たしかに簿記の資格があることが望ましいことではあります。
というのは、日常的に家庭でつけている家計簿や子供の頃につけていたおこづかい帳などとは異なり、会社の経理では「複式簿記」というルールにのっとって帳簿や資料を作成することが求められているからです。
複式簿記の「借方」や「貸方」という考え方や様々な勘定科目を理解するためには、簿記資格を取得するための勉強が早道であることは確かです。
しかし、実務経験をしながら勉強していくということにも意義はありますので、経理部門の仕事に就く前に必ず取得しておかなければならない資格とまでは言うことはできません。
・パソコンスキル
現在は多くの会社でパソコンを利用して経理の業務処理を行っています。
また会計ソフトから必要なデータを抽出してエクセルなどで管理資料を作成するといったケースも増えています。

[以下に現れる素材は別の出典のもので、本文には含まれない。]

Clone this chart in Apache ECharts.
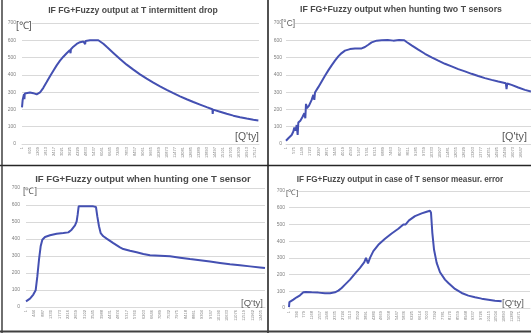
<!DOCTYPE html>
<html lang="en">
<head>
<meta charset="UTF-8">
<title>IF FG+Fuzzy output</title>
<script src="https://cdn.jsdelivr.net/npm/echarts@6/dist/echarts.min.js"></script>
<style>
  html, body { margin: 0; padding: 0; background: #fff; }
  #chart { width: 531px; height: 333px; }
</style>
</head>
<body>
<div id="chart"></div>
<script>
// sample-number tick labels on each x axis
const dropTicks = [1, 605, 1209, 1813, 2417, 3021, 3625, 4229, 4833, 5437, 6041, 6645, 7249, 7853, 8457, 9061, 9665, 10269, 10873, 11477, 12081, 12685, 13289, 13893, 14497, 15101, 15705, 16309, 16913, 17517];
const twoTicks = [1, 575, 1149, 1723, 2297, 2871, 3445, 4019, 4593, 5167, 5741, 6315, 6889, 7463, 8037, 8611, 9185, 9759, 10333, 10907, 11481, 12055, 12629, 13203, 13777, 14351, 14925, 15499, 16073, 16647];
const oneTicks = [1, 444, 887, 1330, 1773, 2216, 2659, 3102, 3545, 3988, 4431, 4874, 5317, 5760, 6203, 6646, 7089, 7532, 7975, 8418, 8861, 9304, 9747, 10190, 10633, 11076, 11519, 11962, 12405];
const errTicks = [1, 390, 779, 1168, 1557, 1946, 2335, 2724, 3113, 3502, 3891, 4280, 4669, 5058, 5447, 5836, 6225, 6614, 7003, 7392, 7781, 8170, 8559, 8948, 9337, 9726, 10115, 10504, 10893, 11282, 11671];

// T intermittent drop
const dropX = [0, 50, 100, 150, 180, 210, 351, 602, 852, 1103, 1228, 1354, 1604, 1855, 2106, 2357, 2607, 2858, 3109, 3359, 3610, 3650, 3680, 3861, 4112, 4362, 4613, 4750, 4780, 4864, 5114, 5741, 5866, 6117, 6368, 6869, 7370, 7872, 8373, 8874, 9376, 9877, 10379, 10880, 11381, 11883, 12384, 12886, 13387, 13889, 14315, 14340, 14370, 14891, 15393, 15894, 16396, 16897, 17398, 17774];
const dropY = [212, 255, 272, 288, 260, 292, 297, 298, 294, 287, 288, 298, 325, 358, 392, 424, 455, 482, 505, 525, 544, 525, 548, 563, 579, 589, 593, 578, 596, 597, 600, 600, 596, 580, 562, 527, 492, 459, 430, 403, 378, 355, 333, 313, 294, 276, 259, 243, 228, 213, 201, 174, 199, 187, 175, 164, 155, 147, 140, 136];

// hunting two T sensors
const twoX = [0, 165, 401, 519, 590, 684, 755, 826, 873, 1015, 1156, 1298, 1369, 1416, 1487, 1628, 1817, 1935, 2006, 2053, 2289, 2525, 2761, 2997, 3233, 3469, 3705, 3941, 4177, 4531, 4885, 5357, 5593, 5829, 6065, 6419, 6773, 7200, 7600, 8000, 8378, 8543, 8897, 9369, 9841, 10313, 10785, 11257, 11729, 12201, 12673, 13145, 13617, 14089, 14561, 15033, 15570, 15620, 15670, 15977, 16449, 16921, 17346];
const twoY = [19, 33, 52, 72, 95, 77, 110, 52, 124, 135, 155, 178, 149, 232, 207, 222, 255, 284, 255, 298, 329, 362, 395, 426, 455, 482, 507, 526, 540, 549, 553, 553, 561, 574, 588, 598, 600, 602, 598, 601, 600, 590, 571, 546, 522, 501, 482, 464, 449, 433, 420, 406, 393, 381, 371, 362, 352, 317, 350, 342, 327, 313, 304];

// hunting one T sensor
const oneX = [0, 211, 387, 510, 598, 686, 774, 862, 1003, 1267, 1619, 1971, 2235, 2411, 2587, 2675, 2728, 2781, 2851, 3555, 3696, 3766, 3854, 3942, 4083, 4259, 4611, 4963, 5139, 5491, 5843, 6195, 6547, 7075, 7603, 8131, 8659, 9187, 9715, 10243, 10771, 11299, 11827, 12355, 12619];
const oneY = [33, 49, 73, 98, 180, 278, 357, 396, 412, 422, 431, 435, 439, 455, 480, 504, 543, 592, 594, 592, 588, 533, 475, 435, 416, 402, 376, 351, 341, 331, 322, 312, 304, 302, 298, 290, 282, 275, 267, 259, 251, 245, 239, 233, 229];

// T sensor measurement error
const errX = [0, 20, 51, 220, 389, 558, 727, 845, 1149, 1487, 1825, 2079, 2332, 2501, 2670, 2839, 3093, 3346, 3600, 3819, 3904, 3955, 4005, 4107, 4276, 4529, 4867, 5205, 5543, 5797, 5847, 5915, 6084, 6388, 6726, 6980, 7149, 7200, 7267, 7352, 7487, 7656, 7909, 8080, 8130, 8163, 8416, 8754, 9092, 9430, 9768, 10106, 10444, 10782];
const errY = [5, 35, 30, 50, 64, 76, 94, 96, 94, 92, 88, 88, 94, 104, 120, 140, 170, 206, 240, 274, 300, 306, 266, 300, 340, 378, 414, 446, 474, 500, 510, 500, 524, 550, 566, 576, 582, 570, 450, 350, 270, 214, 170, 150, 160, 140, 114, 90, 74, 64, 56, 50, 44, 40];

const lineColor = '#4450b2';
const gridColor = '#d9d9d9';
const tickColor = '#808080';

const panels = [
    { title: 'IF FG+Fuzzy output at T intermittent drop', tw: 170, tx: 133, ty: 11,
      unit: '[℃]', ux: 16, uy: 26, uw: 16, q: "[Q'ty]", qx: 259, qy: 137, qw: 24,
      grid: { left: 22, right: 272, top: 23, bottom: 189 }, max: 17822, ticks: dropTicks, xs: dropX, ys: dropY, ym: 6 },
    { title: 'IF FG+Fuzzy output when hunting two T sensors', tw: 202, tx: 401, ty: 10,
      unit: '[°C]', ux: 281, uy: 24, uw: 14, q: "[Q'ty]", qx: 527, qy: 137, qw: 25,
      grid: { left: 286, right: 0, top: 23, bottom: 189 }, max: 17353, ticks: twoTicks, xs: twoX, ys: twoY, ym: 4 },
    { title: 'IF FG+Fuzzy output when hunting one T sensor', tw: 216, tx: 143, ty: 179,
      unit: '[℃]', ux: 23, uy: 192, uw: 14, q: "[Q'ty]", qx: 263, qy: 303, qw: 22,
      grid: { left: 26, right: 266, top: 188, bottom: 26 }, max: 12620, ticks: oneTicks, xs: oneX, ys: oneY, ym: 6 },
    { title: 'IF FG+Fuzzy output in case of T sensor measur. error', tw: 207, tx: 400, ty: 180,
      unit: '[℃]', ux: 286, uy: 193, uw: 12, q: "[Q'ty]", qx: 524, qy: 303, qw: 22,
      grid: { left: 289, right: 1, top: 191, bottom: 25 }, max: 12219, ticks: errTicks, xs: errX, ys: errY, ym: 4 }
];

// font size that makes a text span the given width
const measure = document.createElement('canvas').getContext('2d');
function fitSize(text, width, weight) {
    measure.font = weight + ' 10px "Liberation Sans"';
    return 10 * width / measure.measureText(text).width;
}

function label(text, x, y, width, opts) {
    const weight = opts.weight || 'normal';
    return {
        type: 'text', x: x, y: y, z: 100,
        style: {
            text: text,
            fill: opts.color || '#595959',
            fontFamily: 'Liberation Sans',
            fontWeight: weight,
            fontSize: fitSize(text, width, weight),
            align: opts.align || 'left',
            verticalAlign: 'middle',
            backgroundColor: opts.bg || null
        }
    };
}

function border(x1, y1, x2, y2, w, color) {
    return { type: 'line', z: 100, shape: { x1, y1, x2, y2 }, style: { stroke: color, lineWidth: w } };
}

const chart = echarts.init(document.getElementById('chart'));

const graphic = [];
panels.forEach(p => {
    graphic.push(label(p.title, p.tx, p.ty, p.tw, { weight: 'bold', align: 'center', color: '#4a4a4a' }));
    graphic.push(label(p.unit, p.ux, p.uy, p.uw, { bg: '#fff' }));
    graphic.push(label(p.q, p.qx, p.qy, p.qw, { align: 'right' }));
});
graphic.push(border(268, 0, 268, 333, 1.6, '#262626'));
graphic.push(border(0, 165.5, 531, 165.5, 1.6, '#262626'));
graphic.push(border(2, 0, 2, 333, 1.4, '#333'));
graphic.push(border(0, 331.5, 531, 331.5, 2, '#404040'));

chart.setOption({
    animation: false,
    graphic: graphic,
    grid: panels.map(p => p.grid),
    xAxis: panels.map((p, i) => {
        const step = p.ticks[1] - p.ticks[0];
        return {
            type: 'value', gridIndex: i, min: 0, max: p.max, interval: step,
            axisLine: { lineStyle: { color: gridColor } },
            axisTick: { show: false },
            splitLine: { show: false },
            axisLabel: {
                rotate: 90, fontSize: 4, color: tickColor, margin: 3, fontFamily: 'Liberation Sans',
                formatter: v => {
                    const k = Math.round(v / step);
                    return Math.abs(v - k * step) < 1e-6 && k < p.ticks.length ? String(p.ticks[k]) : '';
                }
            }
        };
    }),
    yAxis: panels.map((p, i) => ({
        type: 'value', gridIndex: i, min: 0, max: 700, interval: 100,
        axisLine: { show: false },
        axisTick: { show: false },
        splitLine: { lineStyle: { color: gridColor, width: 1 } },
        axisLabel: { fontSize: 5, color: tickColor, margin: p.ym, fontFamily: 'Liberation Sans' }
    })),
    series: panels.map((p, i) => ({
        type: 'line', xAxisIndex: i, yAxisIndex: i,
        data: p.xs.map((x, k) => [x, p.ys[k]]),
        showSymbol: false,
        lineStyle: { color: lineColor, width: 2 },
        silent: true
    }))
});
</script>
</body>
</html>
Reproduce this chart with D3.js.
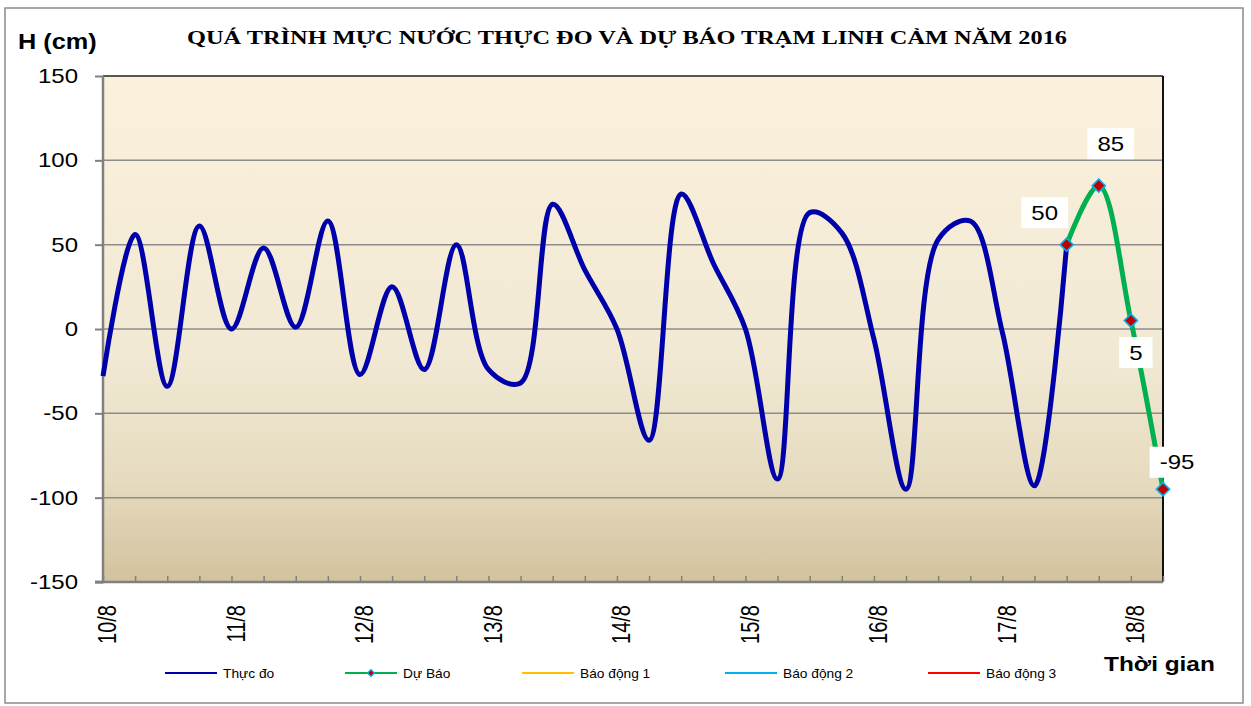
<!DOCTYPE html>
<html>
<head>
<meta charset="utf-8">
<script src="https://cdn.jsdelivr.net/npm/d3@7"></script>
<style>
  body { margin: 0; background: #fff; }
  svg { display: block; font-family: "Liberation Sans", Arial, sans-serif; }
</style>
</head>
<body>
<div id="chart"></div>
<script>
// data, 6-hourly steps from 10/8
const dayLabels = ["10/8", "11/8", "12/8", "13/8", "14/8", "15/8", "16/8", "17/8", "18/8"];
const stepsPerDay = 4;
const measured = [-28, 56, -34, 61, 0, 48, 1, 64, -27, 25, -24, 50, -24, -32, 74, 35, 0, -66,
                  80, 39, 0, -89, 69, 57, -6, -95, 53, 64, -2, -93, 50];
const forecastStart = 30;
const forecast = [50, 85, 5, -95];
const yTicks = [-150, -100, -50, 0, 50, 100, 150];
const legendNames = ["Thực đo", "Dự Báo", "Báo động 1", "Báo động 2", "Báo động 3"];
const legendColors = ["#0000AA", "#00B050", "#FFC000", "#00B0F0", "#FF0000"];

const W = 1251, H = 706;
const plotL = 103, plotR = 1163, plotT = 76, plotB = 582;
const nSteps = forecastStart + forecast.length - 1;   // last category index
const stretch = 1.2;   // the reference text is a bit wide

const svg = d3.select("#chart").append("svg").attr("width", W).attr("height", H);

const defs = svg.append("defs");
const grad = defs.append("linearGradient").attr("id", "bg").attr("x1", 0).attr("y1", 0).attr("x2", 0).attr("y2", 1);
grad.append("stop").attr("offset", "0").attr("stop-color", "#FBF0DC");
grad.append("stop").attr("offset", "0.55").attr("stop-color", "#F1E9D4");
grad.append("stop").attr("offset", "0.8").attr("stop-color", "#E6DBBF");
grad.append("stop").attr("offset", "1").attr("stop-color", "#D2C29E");

// outer chart frame
svg.append("rect").attr("x", 5).attr("y", 8).attr("width", 1238).attr("height", 695)
    .attr("fill", "#fff").attr("stroke", "#8a8a8a").attr("stroke-width", 1.5);

const x = d3.scaleLinear().domain([0, nSteps]).range([plotL, plotR]);
const y = d3.scaleLinear().domain([-150, 150]).range([plotB, plotT]);

svg.append("rect").attr("x", plotL).attr("y", plotT).attr("width", plotR - plotL).attr("height", plotB - plotT)
    .attr("fill", "url(#bg)");

// gridlines
svg.append("g").selectAll("line").data(yTicks.filter(d => d > -150 && d < 150)).enter().append("line")
    .attr("x1", plotL).attr("x2", plotR).attr("y1", d => y(d)).attr("y2", d => y(d))
    .attr("stroke", "#8c8c8c").attr("stroke-width", 1.5);

// plot border top / right
svg.append("line").attr("x1", plotL).attr("x2", plotR).attr("y1", plotT).attr("y2", plotT)
    .attr("stroke", "#222").attr("stroke-width", 1.5);
svg.append("line").attr("x1", plotR).attr("x2", plotR).attr("y1", plotT).attr("y2", plotB)
    .attr("stroke", "#111").attr("stroke-width", 2);

// y axis
const yAxis = svg.append("g").attr("transform", `translate(${plotL},0)`)
    .call(d3.axisLeft(y).tickValues(yTicks).tickSize(8).tickFormat(""));
yAxis.selectAll("path, line").attr("stroke", "#808080").attr("stroke-width", 2);
yAxis.select(".domain").attr("d", `M-8,${plotB}H0V${plotT}`).attr("stroke-width", 2.5);

svg.append("g").selectAll("text").data(yTicks).enter().append("text")
    .attr("transform", d => `translate(78,${y(d)}) scale(${stretch},1)`)
    .attr("text-anchor", "end").attr("dy", "0.35em")
    .attr("font-size", 20).attr("fill", "#000").text(d => d);

// x axis, ticks inside
const xAxis = svg.append("g").attr("transform", `translate(0,${plotB})`)
    .call(d3.axisTop(x).tickValues(d3.range(0, nSteps + 1)).tickSize(6).tickFormat(""));
xAxis.selectAll("path, line").attr("stroke", "#808080").attr("stroke-width", 1.5);
xAxis.select(".domain").attr("d", `M${plotL - 8},0H${plotR}`).attr("stroke-width", 2.5);

svg.append("g").selectAll("text").data(dayLabels).enter().append("text")
    .attr("transform", (d, i) => `translate(${x(i * stepsPerDay) + 4},605) scale(1.3,1) rotate(-90)`)
    .attr("text-anchor", "end").attr("dy", "0.36em")
    .attr("font-size", 20).attr("fill", "#000").text(d => d);

// lines (smoothed like the spreadsheet chart)
const line = d3.line().x(d => x(d.i)).y(d => y(d.v)).curve(d3.curveCatmullRom.alpha(0.5));
const measuredPts = measured.map((v, i) => ({ i, v }));
const forecastPts = forecast.map((v, k) => ({ i: forecastStart + k, v }));

svg.append("path").datum(measuredPts).attr("d", line)
    .attr("fill", "none").attr("stroke", legendColors[0]).attr("stroke-width", 5)
    .attr("stroke-linejoin", "round");
svg.append("path").datum(forecastPts).attr("d", line)
    .attr("fill", "none").attr("stroke", legendColors[1]).attr("stroke-width", 5)
    .attr("stroke-linejoin", "round");

const diamond = d3.symbol().type(d3.symbolDiamond2).size(110);
svg.append("g").selectAll("path").data(forecastPts).enter().append("path")
    .attr("d", diamond).attr("transform", d => `translate(${x(d.i)},${y(d.v)})`)
    .attr("fill", "#C00000").attr("stroke", "#00B0F0").attr("stroke-width", 1.6);

// data labels with white boxes
const labelOffsets = [[-22, -32], [12, -42], [5, 32], [14, -27]];
const labels = svg.append("g").selectAll("g").data(forecastPts).enter().append("g")
    .attr("transform", (d, k) => `translate(${x(d.i) + labelOffsets[k][0]},${y(d.v) + labelOffsets[k][1]})`);
labels.append("rect");
labels.append("text").attr("transform", `scale(${stretch},1)`).attr("text-anchor", "middle").attr("dy", "0.36em")
    .attr("font-size", 20).attr("fill", "#000").text(d => d.v);
labels.each(function () {
    const g = d3.select(this);
    const w = g.select("text").node().getComputedTextLength() * stretch + 20;
    g.select("rect").attr("x", -w / 2).attr("y", -15.5).attr("width", w).attr("height", 31).attr("fill", "#fff");
});

// titles
svg.append("text").attr("x", 187).attr("y", 44).attr("textLength", 880).attr("lengthAdjust", "spacingAndGlyphs")
    .attr("font-family", "'Liberation Serif', 'Times New Roman', serif").attr("font-weight", "bold")
    .attr("font-size", 19.5).text("QUÁ TRÌNH  MỰC NƯỚC THỰC ĐO VÀ DỰ BÁO TRẠM  LINH CẢM NĂM 2016");
svg.append("text").attr("transform", "translate(18,49) scale(1.15,1)")
    .attr("font-weight", "bold").attr("font-size", 22).text("H (cm)");
svg.append("text").attr("transform", "translate(1104,671) scale(1.22,1)")
    .attr("font-weight", "bold").attr("font-size", 20).text("Thời gian");

// legend
const legendX = [165, 345, 522, 725, 928];
const leg = svg.append("g").selectAll("g").data(legendNames).enter().append("g")
    .attr("transform", (d, i) => `translate(${legendX[i]},673)`);
leg.append("line").attr("x1", 0).attr("x2", 52).attr("y1", 0).attr("y2", 0)
    .attr("stroke", (d, i) => legendColors[i]).attr("stroke-width", 2);
leg.filter((d, i) => i === 1).append("path").attr("d", d3.symbol().type(d3.symbolDiamond2).size(30))
    .attr("transform", "translate(26,0)").attr("fill", "#C00000").attr("stroke", "#00B0F0").attr("stroke-width", 1.2);
leg.append("text").attr("transform", "translate(58,0) scale(1.1,1)").attr("dy", "0.36em")
    .attr("font-size", 12.5).attr("fill", "#000").text(d => d);
</script>
</body>
</html>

そう考えると、簿記資格よりもエクセルやワードなどを中心としたパソコンのスキルを身に付けていることの方が重要性は高いかもしれません。
・正確性
会社にとって重要なお金の計算をするということがメインの業務である以上、事務処理能力全般の正確性がなによりも要求されます。
かつ、相反する要求事項かもしれませんが、素早く処理を行う迅速性も合わせて要求されます。
早く正しく業務を遂行するスキルは高く評価されます。
・コミュニケーション能力
経理というと、パソコンに向かってコツコツと事務処理を行うと想像しがちですが、他部門や社外の関係者とのやり取りが想像以上に多い部署です。
したがって、コミュニケーション能力も当然に必要となってきます。
経理財務まとめ
経理財務という同じ言葉を使っていたとしても企業によって業務内容や管掌範囲は異なっています。
経理をメインに財務をサブとして、経理業務について主に説明してきましたが、財務の仕事のウェイトが経理の仕事ウェイトと同じように設定されているケースもあるかもしれません。
どのような場合でも、経理財務の業務は経営者にとって経営判断に資するものであることには変わりありません。
経理財務部門のメンバーには経営者の良き相談相手となることが期待されています。